» DESCRIPTION OF THE TASK
List all the lines in these records that hold "Rebuild".

BEGIN

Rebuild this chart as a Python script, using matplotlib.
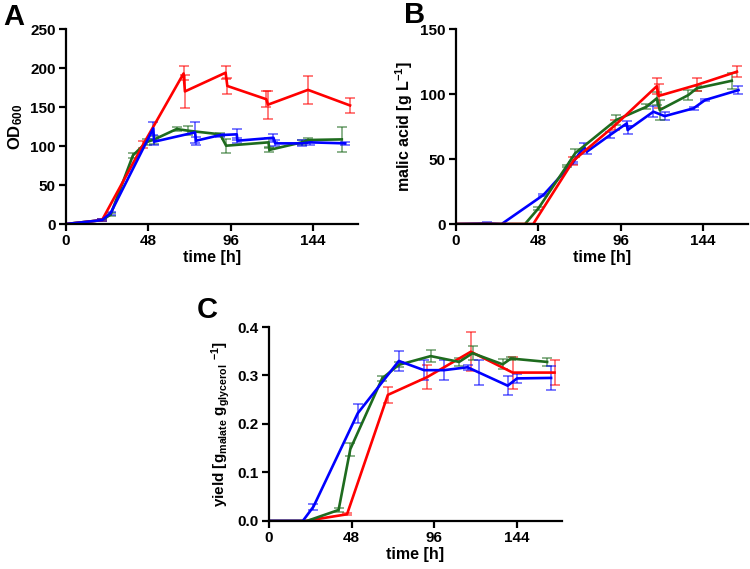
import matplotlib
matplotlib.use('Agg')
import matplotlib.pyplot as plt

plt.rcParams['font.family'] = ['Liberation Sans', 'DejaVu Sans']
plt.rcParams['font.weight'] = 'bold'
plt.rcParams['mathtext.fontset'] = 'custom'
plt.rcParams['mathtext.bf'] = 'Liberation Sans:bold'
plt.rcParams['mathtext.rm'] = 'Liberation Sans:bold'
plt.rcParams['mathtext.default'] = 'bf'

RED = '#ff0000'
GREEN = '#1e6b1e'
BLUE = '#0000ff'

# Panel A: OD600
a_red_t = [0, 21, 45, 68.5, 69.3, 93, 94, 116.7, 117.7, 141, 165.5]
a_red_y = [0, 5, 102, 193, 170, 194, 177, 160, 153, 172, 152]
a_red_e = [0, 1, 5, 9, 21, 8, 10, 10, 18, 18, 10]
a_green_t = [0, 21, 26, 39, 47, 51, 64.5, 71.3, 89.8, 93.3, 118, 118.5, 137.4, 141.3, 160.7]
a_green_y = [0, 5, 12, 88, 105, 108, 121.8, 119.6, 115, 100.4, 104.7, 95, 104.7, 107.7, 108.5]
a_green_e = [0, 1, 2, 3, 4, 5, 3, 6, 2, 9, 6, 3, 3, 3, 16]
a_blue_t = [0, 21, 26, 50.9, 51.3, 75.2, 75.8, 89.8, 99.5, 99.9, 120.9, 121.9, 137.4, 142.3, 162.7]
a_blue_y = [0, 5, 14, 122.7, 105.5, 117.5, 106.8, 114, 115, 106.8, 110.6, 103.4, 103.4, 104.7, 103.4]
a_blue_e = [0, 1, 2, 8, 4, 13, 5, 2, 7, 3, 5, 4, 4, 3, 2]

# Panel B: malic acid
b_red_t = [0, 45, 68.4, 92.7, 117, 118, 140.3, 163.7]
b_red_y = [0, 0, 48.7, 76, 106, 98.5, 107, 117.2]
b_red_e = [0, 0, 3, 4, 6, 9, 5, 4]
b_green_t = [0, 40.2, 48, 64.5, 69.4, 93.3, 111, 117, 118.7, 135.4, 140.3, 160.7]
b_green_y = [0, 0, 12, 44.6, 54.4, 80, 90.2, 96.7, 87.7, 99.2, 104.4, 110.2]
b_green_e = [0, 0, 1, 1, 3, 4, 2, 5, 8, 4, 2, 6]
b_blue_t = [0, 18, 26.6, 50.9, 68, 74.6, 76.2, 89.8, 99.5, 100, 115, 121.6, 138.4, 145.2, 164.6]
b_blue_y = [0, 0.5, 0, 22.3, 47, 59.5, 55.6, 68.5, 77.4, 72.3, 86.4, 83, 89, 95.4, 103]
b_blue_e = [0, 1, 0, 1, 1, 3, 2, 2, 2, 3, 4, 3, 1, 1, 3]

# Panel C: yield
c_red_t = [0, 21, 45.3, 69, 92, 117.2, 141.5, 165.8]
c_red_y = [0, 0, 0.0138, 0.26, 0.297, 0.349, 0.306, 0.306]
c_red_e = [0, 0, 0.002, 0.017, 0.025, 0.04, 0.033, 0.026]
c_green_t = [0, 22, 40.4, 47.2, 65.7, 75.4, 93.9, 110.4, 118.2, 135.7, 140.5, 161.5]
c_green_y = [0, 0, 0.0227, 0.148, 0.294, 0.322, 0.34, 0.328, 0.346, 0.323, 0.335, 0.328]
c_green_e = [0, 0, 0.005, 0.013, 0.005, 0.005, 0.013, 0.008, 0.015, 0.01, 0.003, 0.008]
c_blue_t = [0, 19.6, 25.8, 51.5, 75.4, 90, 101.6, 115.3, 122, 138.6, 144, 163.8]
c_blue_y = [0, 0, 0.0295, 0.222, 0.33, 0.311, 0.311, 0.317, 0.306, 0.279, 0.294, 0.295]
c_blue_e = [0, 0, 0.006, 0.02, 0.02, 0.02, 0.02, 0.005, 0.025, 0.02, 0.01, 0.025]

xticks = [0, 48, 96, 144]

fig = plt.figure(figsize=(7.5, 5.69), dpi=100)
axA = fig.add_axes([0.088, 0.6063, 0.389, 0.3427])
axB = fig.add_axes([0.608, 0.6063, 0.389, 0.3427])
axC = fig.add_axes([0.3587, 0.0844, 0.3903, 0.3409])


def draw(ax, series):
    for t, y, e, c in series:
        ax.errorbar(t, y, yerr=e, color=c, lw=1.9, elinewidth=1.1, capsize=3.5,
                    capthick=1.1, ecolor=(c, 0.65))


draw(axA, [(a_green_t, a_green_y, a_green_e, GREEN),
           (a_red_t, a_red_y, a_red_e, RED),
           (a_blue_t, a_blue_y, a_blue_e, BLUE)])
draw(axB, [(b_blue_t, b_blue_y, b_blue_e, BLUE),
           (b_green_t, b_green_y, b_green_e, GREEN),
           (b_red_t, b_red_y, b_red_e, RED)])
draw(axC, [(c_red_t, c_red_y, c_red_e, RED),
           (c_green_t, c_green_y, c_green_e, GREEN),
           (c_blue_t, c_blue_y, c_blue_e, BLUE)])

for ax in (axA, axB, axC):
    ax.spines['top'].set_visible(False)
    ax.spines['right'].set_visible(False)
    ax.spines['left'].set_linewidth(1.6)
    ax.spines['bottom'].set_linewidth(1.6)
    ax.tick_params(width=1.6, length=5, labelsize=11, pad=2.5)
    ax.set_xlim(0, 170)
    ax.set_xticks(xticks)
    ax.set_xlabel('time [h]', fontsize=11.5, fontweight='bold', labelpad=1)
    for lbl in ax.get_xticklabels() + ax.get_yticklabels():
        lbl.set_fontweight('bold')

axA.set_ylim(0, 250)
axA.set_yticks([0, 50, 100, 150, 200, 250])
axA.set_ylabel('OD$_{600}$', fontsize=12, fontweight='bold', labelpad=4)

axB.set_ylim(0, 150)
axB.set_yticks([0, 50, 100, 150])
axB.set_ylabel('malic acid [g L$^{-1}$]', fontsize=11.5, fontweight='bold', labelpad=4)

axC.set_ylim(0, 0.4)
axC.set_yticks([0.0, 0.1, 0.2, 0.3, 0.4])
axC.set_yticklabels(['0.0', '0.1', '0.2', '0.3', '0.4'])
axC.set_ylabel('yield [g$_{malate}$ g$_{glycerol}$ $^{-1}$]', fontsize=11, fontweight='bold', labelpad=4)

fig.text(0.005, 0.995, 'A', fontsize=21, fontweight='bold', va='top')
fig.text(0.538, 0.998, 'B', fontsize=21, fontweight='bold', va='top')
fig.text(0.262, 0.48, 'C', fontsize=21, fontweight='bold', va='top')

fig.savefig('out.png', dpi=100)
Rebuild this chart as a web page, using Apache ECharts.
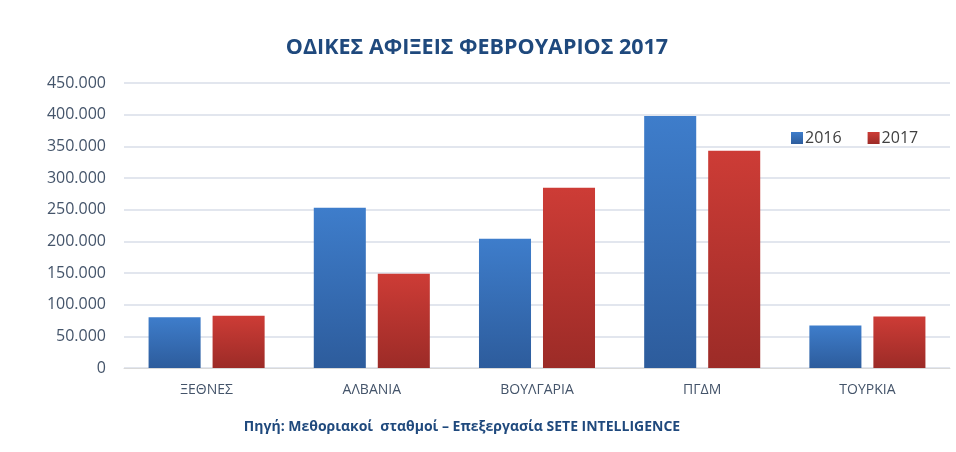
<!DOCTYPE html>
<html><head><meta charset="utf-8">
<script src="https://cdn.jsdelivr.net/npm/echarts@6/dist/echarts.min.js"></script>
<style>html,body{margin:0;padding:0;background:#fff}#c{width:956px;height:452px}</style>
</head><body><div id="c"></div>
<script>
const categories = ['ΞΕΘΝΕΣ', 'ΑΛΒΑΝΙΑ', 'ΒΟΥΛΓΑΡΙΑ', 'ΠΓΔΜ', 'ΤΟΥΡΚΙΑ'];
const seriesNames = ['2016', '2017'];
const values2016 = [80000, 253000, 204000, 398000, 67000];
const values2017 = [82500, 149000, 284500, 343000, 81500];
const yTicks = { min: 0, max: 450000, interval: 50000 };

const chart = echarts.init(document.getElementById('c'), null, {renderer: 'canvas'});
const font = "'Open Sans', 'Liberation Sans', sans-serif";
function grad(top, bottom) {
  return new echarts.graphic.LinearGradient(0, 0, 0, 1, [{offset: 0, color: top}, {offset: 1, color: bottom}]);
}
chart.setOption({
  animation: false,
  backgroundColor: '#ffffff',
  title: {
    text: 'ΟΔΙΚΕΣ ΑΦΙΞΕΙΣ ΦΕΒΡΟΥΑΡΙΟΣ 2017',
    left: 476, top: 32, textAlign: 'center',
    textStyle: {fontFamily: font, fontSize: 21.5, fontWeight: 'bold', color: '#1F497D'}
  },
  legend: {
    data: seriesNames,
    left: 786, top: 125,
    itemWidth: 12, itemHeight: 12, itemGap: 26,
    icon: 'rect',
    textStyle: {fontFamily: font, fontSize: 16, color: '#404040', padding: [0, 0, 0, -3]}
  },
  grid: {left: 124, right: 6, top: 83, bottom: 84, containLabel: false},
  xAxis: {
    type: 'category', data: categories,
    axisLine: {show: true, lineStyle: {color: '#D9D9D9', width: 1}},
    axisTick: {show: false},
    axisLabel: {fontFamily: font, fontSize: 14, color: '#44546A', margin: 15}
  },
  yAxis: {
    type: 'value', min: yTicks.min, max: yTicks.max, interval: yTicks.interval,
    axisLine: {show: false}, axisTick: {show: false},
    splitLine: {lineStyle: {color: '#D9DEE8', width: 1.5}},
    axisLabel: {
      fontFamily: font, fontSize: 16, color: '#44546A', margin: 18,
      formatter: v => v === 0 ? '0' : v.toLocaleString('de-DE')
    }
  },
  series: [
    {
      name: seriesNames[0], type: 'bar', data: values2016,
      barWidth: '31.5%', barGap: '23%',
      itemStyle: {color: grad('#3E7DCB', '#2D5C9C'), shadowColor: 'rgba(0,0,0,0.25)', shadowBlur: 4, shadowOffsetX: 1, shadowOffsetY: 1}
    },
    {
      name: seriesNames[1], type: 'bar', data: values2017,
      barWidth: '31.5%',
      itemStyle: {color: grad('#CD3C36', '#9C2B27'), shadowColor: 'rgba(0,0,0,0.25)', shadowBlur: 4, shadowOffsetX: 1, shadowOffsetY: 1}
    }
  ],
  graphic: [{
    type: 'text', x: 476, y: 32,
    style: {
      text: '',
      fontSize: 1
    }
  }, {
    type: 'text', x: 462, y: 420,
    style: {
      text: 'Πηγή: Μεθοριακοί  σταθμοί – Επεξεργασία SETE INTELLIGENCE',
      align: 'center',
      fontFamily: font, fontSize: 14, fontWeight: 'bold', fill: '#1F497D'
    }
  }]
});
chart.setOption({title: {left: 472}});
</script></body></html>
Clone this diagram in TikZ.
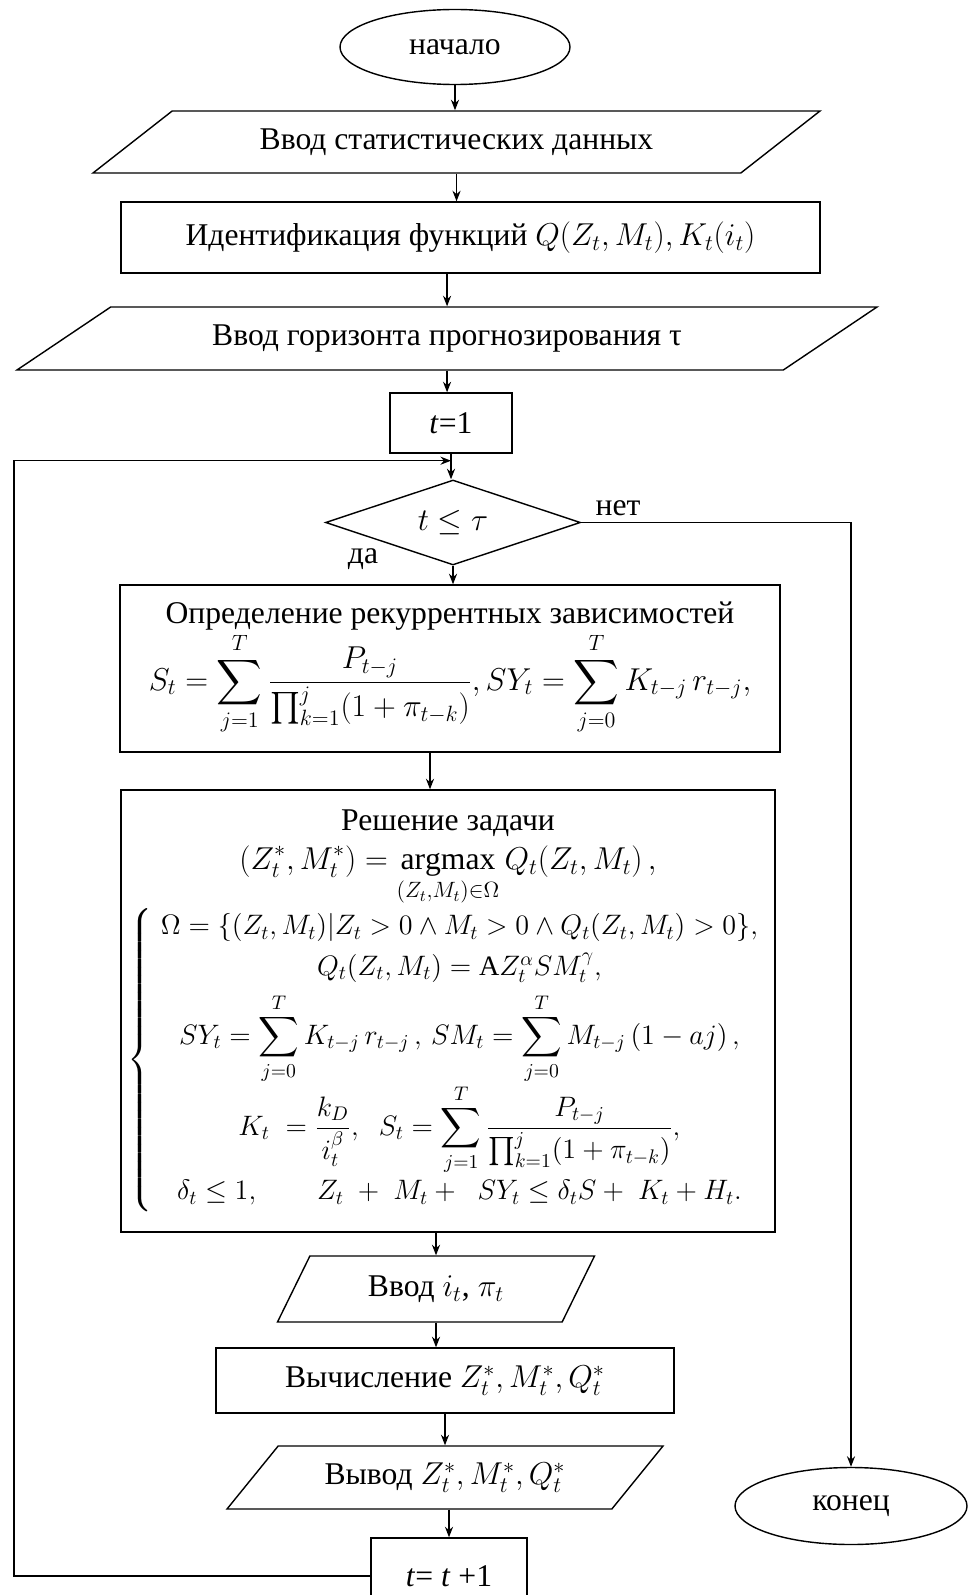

END

» WRITTEN ANSWER
Rebuild this chart as a Python script, using matplotlib.
Rebuild this chart as a web page, using Apache ECharts.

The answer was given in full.